Wherever two or more old-timers get together for a gam on the Vineyard the talk turns to the “good old days,” just as it does in any other place on earth. But this does not mean that the aforesaid old timers talk about the same subjects, for each town or locality has its own history and traditions, differing materially one from another. And thus it comes about that when some of these old timers of Vineyard Haven foregather in one of the spots frequented by their kind the talk will invariably turn to things pertaining to the sea and the business of caring for a fleet of stormbound vessels or the wrecking of one unfortunate enough to be cast away.

Landsmen join in these conversations, for at certain times in the town’s history practically every man was more or less interested in things afloat, and so the subject of bumboatmen is one of which no one above a certain age is ignorant.

In the beginning, whenever that may have been, bumboating consisted simply of a man pulling off to a vessel in his skiff and selling the pies and doughnuts that his wife had cooked and the mittens and socks that she had knitted. Such articles were eagerly purchased by the sailors in the days when sailing vessels made all voyages long ones.

There are reasons for believing that bumboating did not become popular around the Vineyard until the whaling industry had waned, as such Island products as knitted goods made by the housewives were used extensively by whalemen and there was not, according to common tradition, a heavy over-supply at any time.

However that may be, the trade switched to the coasting vessels and the foreign ships that put in for shelter or pilots, and the business grew to such an extent that fairly large craft were finally used for the purpose, decked vessels with cabins where the cargo of merchandise could be safely stored. The last Vineyard Haven bumboat, incidentally, was a steamer of considerable carrying capacity.

When bumboating became recognized as a business such men as engaged in it were required to obtain a license from the town. This license allowed them to handle merchandise of every description, including liquor and tobacco.

Here and there may be found today small iron-bound chests made of oak, containing six or possibly eight square compartments with a smaller, shallower compartment in the center. In rare cases there will be bottles in these compartments, for these were the bumboatmen’s liquor chests.

The small compartment was for holding the glasses, which were often made of horn, as being more lasting aboard a tossing vessel, and the same compartment served as a till where the change was kept. Such chests were fitted with peculiar, intricate locks and had a strong handle affixed to the top lid, by which they were carried. This lid was deep, taking up about one-third of the depth of the chest, and when thrown back would display the bottles to their best advantage.

So, supplied with his liquor, clothing and tobacco, the bumboatman would sail out into the harbor and go the rounds of the ships anchored there. Often he would not step over the rail, but on other occasions he would go aboard and make a lengthy stay.

This was likely to be the case if the ship was from a foreign port with a cargo of merchandise that was scarce or high in this country. Bumboatmen usually had the name of being always ready to make a penny at anything and whoever first mentioned Yankee shrewdness may have received his inspiration from association with a bumboatman, if all stories concerning this gentry are to be believed.

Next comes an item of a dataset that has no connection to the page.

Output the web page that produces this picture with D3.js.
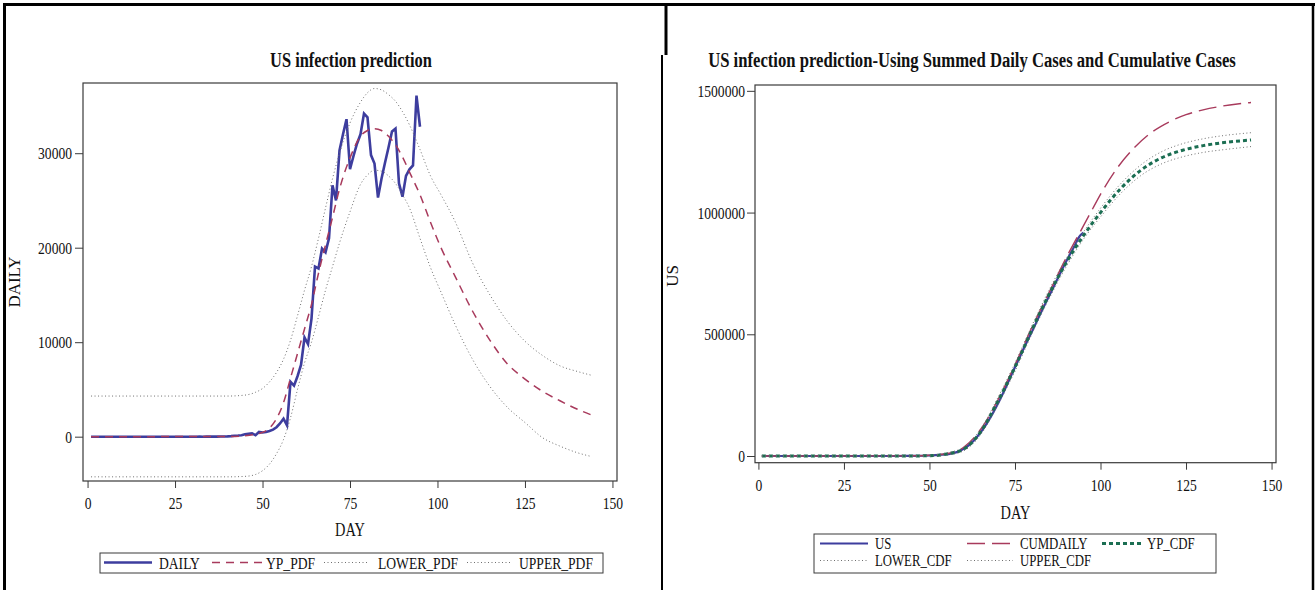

Their shrewdness took a form that might be seriously questioned in these days of registered weights and measures and other laws that the near-ancients happily knew nothing about.

The story is told of a bumboatman who had a shore customer, the latter having but one leg. At regular intervals the customer would appear to buy a single boot. Although he received full price for the boot, the bumboatman experienced distress at having the odd boots on hand, and at last when no other one-legged customer showed up, decided that he must sell them to a two-legged man.

Accordingly he went aboard a ship and making a trade with the master for some goods, he insisted in writing out the contract and in it was specified that in return for certain articles of cargo the ship master was to receive goods and merchandise including “two boots.” The master, who expected a pair of boots, was considerably discomfited when he received two odd boots. Just how the matter ended is never told when the tale is repeated.

Proprietor, patrons and profession all have vanished, but the tales and an occasional trace of the industry, like the liquor chests, still remain, a reminder of the “good old days” and an inspiration to the yarn spinners who recall them.